Türk Jinekoloji Derneği Ankara Şubesinin Genel Kurulu yakın zamanda oldukça yoğun bir katılımla yapıldı.
Yönetim Kurulu faaliyet raporu okunduktan sonra, sıra Denetleme Kurulu raporunun okunmasına geldiğinde nedense Denetleme Kurulu üyeleri salonda hazır olmalarına rağmen bulunamadılar. Yönetim Kurulundan bir arkadaşımız lütfedip raporu iki dakikada okuyuverdi. Zaten iki raporda da birkaç rakamın dışında detaylı olarak hiçbir bilgi verilmedi. Mutad aylık toplantılar ve sponsorlu yapılan 14 Mart balolarının dışında başkaca bir aktivite yoktu.

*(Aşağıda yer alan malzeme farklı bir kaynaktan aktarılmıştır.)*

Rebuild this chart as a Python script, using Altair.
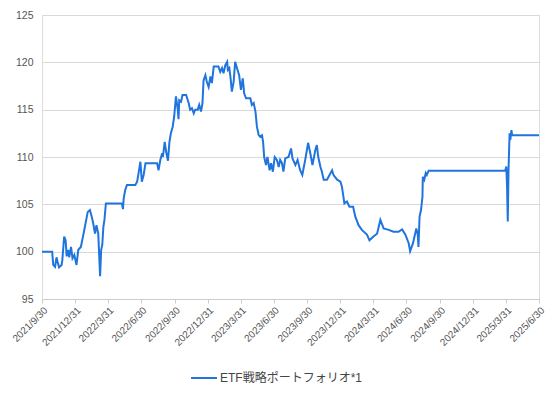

Haziran listesinde yıllardır Ankara dışında bulunanlarla, ebediyete intikal etmiş olanların bile bulunması, beni pek de hayrete düşürmedi. Önemli olan, şube üye sayısının kabarık olması ve o oranda delege sayısının arttırılması ise, istenilen oldu sayılır. Vefat edenler de oylamada bulundular mı orasını net bilemiyorum.
2000 yılında, yönetimde iken başlattığımız ve aslında diğer pek çok dernek tarafından, yıllardır yapıla gelen asistan eğitimlerinin, elli civarında asistan katılımı olduğundan ve cumartesileri yani tatil günlerinde yapıldığından kaldırıldığını Yönetim Kurulu Başkanının sözlerinden öğrendik. Ankara’da zaten iki yüz civarında asistan var. Bunların ortalama elli kadarı nöbet ve nöbet ertesinde olduğundan kalan yüz ellinin üçte birini bile eğitime alabilmek bence başarı sayılırdı. Bunun yanında giderek katılımcı sayısını arttırma yönünde çaba gösterilse daha şık ve bilimsel olurdu.
İbra işlemini bir çırpıda gerçekleştirdik, zira başkaca konuşma yapan pek olmadı. Seçimlere geçildiğinde ise, salondaki hareketlilik nedeniyle, katılanların sadece seçimde oy vermek için orada hazır bulunduklarını anladık.
Seçim sonunda, Yönetim Kurulunun dokuz üyesinden yedisinin, İki büyük doğumevinden olduklarını gördük. Bunlardan beşi Zekai Tahir Burak Doğumevinden idi (%56). Üniversitelerden ise sadece iki kişi seçilebilmiş idi. Hacettepe, Gazi, GATA, Fatih ve Ufuk Tıp Fakülteleri ile Numune, Ankara ve Atatürk Hastaneleri gibi eğitim kurumlarından aday olmalarına rağmen, hiç kimse seçilemedi. Fakültelerden ise, sadece iki kişi yönetime seçilebildi. Onların yerinde olmayı asla istemezdim. Kalsalar bir türlü, istifa edip ayrılsalar bir türlü. Ben olsam böyle bir kompozisyonda, figüran olmayı içime sindirmezdim.
Aslında, hiçbir kurula aday olmadığımdan seçimlerde ve sonrasında çok rahatım. Seçim sonuçları hakkında rahatça eleştiri yapabilirim. Arkadan dedikodu yapmayıp görüşlerimi net olarak ifade ediyorum ki, Jinekoloji Derneği Ankara Şubesi seçimlerinde, üniversiteler ve iki doğumevi dışındaki tüm eğitim kurumları dışlanmıştır. Bu şube artık bizlere hitap etmiyor. Bundan sonraki aktivitelere katılıp katılmama konusunda kendimi daha özgür hissediyorum. Seçilmiş bulunan değerli arkadaşlarım, Dernek Şubeniz, sizlere hayırlı olsun. Sanırım seçimlerdeki gibi toplantılarınızda da dışladığınız eğitim kurumlarından bilimsel yardım talep etmezsiniz. Kendiniz pişirip kendiniz yiyiniz efendim.